DATA SEGMENT:

————

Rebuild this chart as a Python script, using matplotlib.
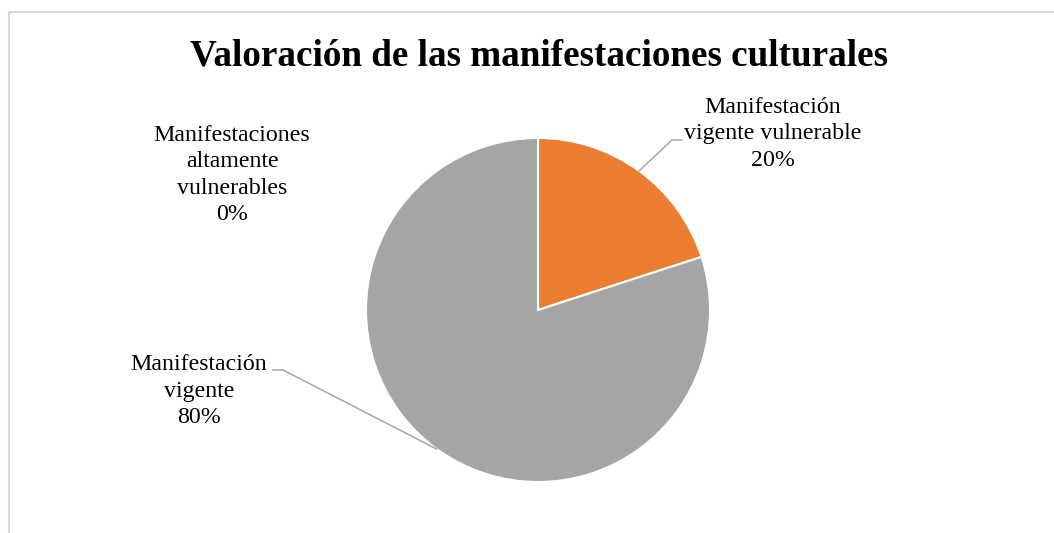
import numpy as np
import matplotlib
matplotlib.use('Agg')
from matplotlib import pyplot as plt

# data
labels = ['Manifestaciones\naltamente\nvulnerables', 'Manifestación\nvigente vulnerable', 'Manifestación\nvigente']
values = [0, 20, 80]
colors = ['#4472C4', '#ED7D31', '#A5A5A5']
title = 'Valoración de las manifestaciones culturales'

W, H = 1054, 533
fig = plt.figure(figsize=(W/100, H/100), dpi=100)
ax = fig.add_axes([0, 0, 1, 1])

plt.rcParams['font.family'] = ['Liberation Serif', 'DejaVu Serif']

# chart frame (only top and left visible in the crop)
frame_col = '#d9d9d9'
ax.plot([8.5, W + 5], [H - 12, H - 12], color=frame_col, lw=1.5, solid_capstyle='butt')
ax.plot([8.5, 8.5], [H - 12, -5], color=frame_col, lw=1.5, solid_capstyle='butt')

cx, cy, r = 538, H - 310, 172
wedges, _ = ax.pie(values, colors=colors, startangle=90, counterclock=False,
                   center=(cx, cy), radius=r, frame=True,
                   wedgeprops=dict(edgecolor='white', linewidth=1.5))
ax.set_xlim(0, W)
ax.set_ylim(0, H)
ax.set_aspect('auto')
ax.set_axis_off()

ax.text(539, H - 56, title, ha='center', va='center', fontsize=26.7, fontweight='bold')

# label centres and leader knees, in pixels from top-left
pct = ['%d%%' % v for v in values]
lab_pos = [(232, 175), (773, 134), (199, 391)]
knees = [None, ((672, 140), (682, 140)), ((283, 370), (273, 370))]
for i, (lbl, p) in enumerate(zip(labels, pct)):
    tx, ty = lab_pos[i]
    ax.text(tx, H - ty, lbl + '\n' + p, ha='center', va='center', fontsize=17.2,
            linespacing=1.32)
    if knees[i] is not None and values[i] > 0:
        w = wedges[i]
        mid = np.deg2rad((w.theta1 + w.theta2) / 2)
        ex, ey = cx + r*np.cos(mid), cy + r*np.sin(mid)
        (k1x, k1y), (k2x, k2y) = knees[i]
        ax.plot([ex, k1x, k2x], [ey, H - k1y, H - k2y], color='#a6a6a6', lw=1.1)

fig.savefig('out.png', dpi=100)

————

WHAT YOU WILL DO: Write out again, exactly, the lines from the start of the listing up to the line containing "va='center', fontsize=26.7, fontweight='bold')", with both ends and without pictures.

RIGHT ANSWER:
Rebuild this chart as a Python script, using matplotlib.
import numpy as np
import matplotlib
matplotlib.use('Agg')
from matplotlib import pyplot as plt

# data
labels = ['Manifestaciones\naltamente\nvulnerables', 'Manifestación\nvigente vulnerable', 'Manifestación\nvigente']
values = [0, 20, 80]
colors = ['#4472C4', '#ED7D31', '#A5A5A5']
title = 'Valoración de las manifestaciones culturales'

W, H = 1054, 533
fig = plt.figure(figsize=(W/100, H/100), dpi=100)
ax = fig.add_axes([0, 0, 1, 1])

plt.rcParams['font.family'] = ['Liberation Serif', 'DejaVu Serif']

# chart frame (only top and left visible in the crop)
frame_col = '#d9d9d9'
ax.plot([8.5, W + 5], [H - 12, H - 12], color=frame_col, lw=1.5, solid_capstyle='butt')
ax.plot([8.5, 8.5], [H - 12, -5], color=frame_col, lw=1.5, solid_capstyle='butt')

cx, cy, r = 538, H - 310, 172
wedges, _ = ax.pie(values, colors=colors, startangle=90, counterclock=False,
                   center=(cx, cy), radius=r, frame=True,
                   wedgeprops=dict(edgecolor='white', linewidth=1.5))
ax.set_xlim(0, W)
ax.set_ylim(0, H)
ax.set_aspect('auto')
ax.set_axis_off()

ax.text(539, H - 56, title, ha='center', va='center', fontsize=26.7, fontweight='bold')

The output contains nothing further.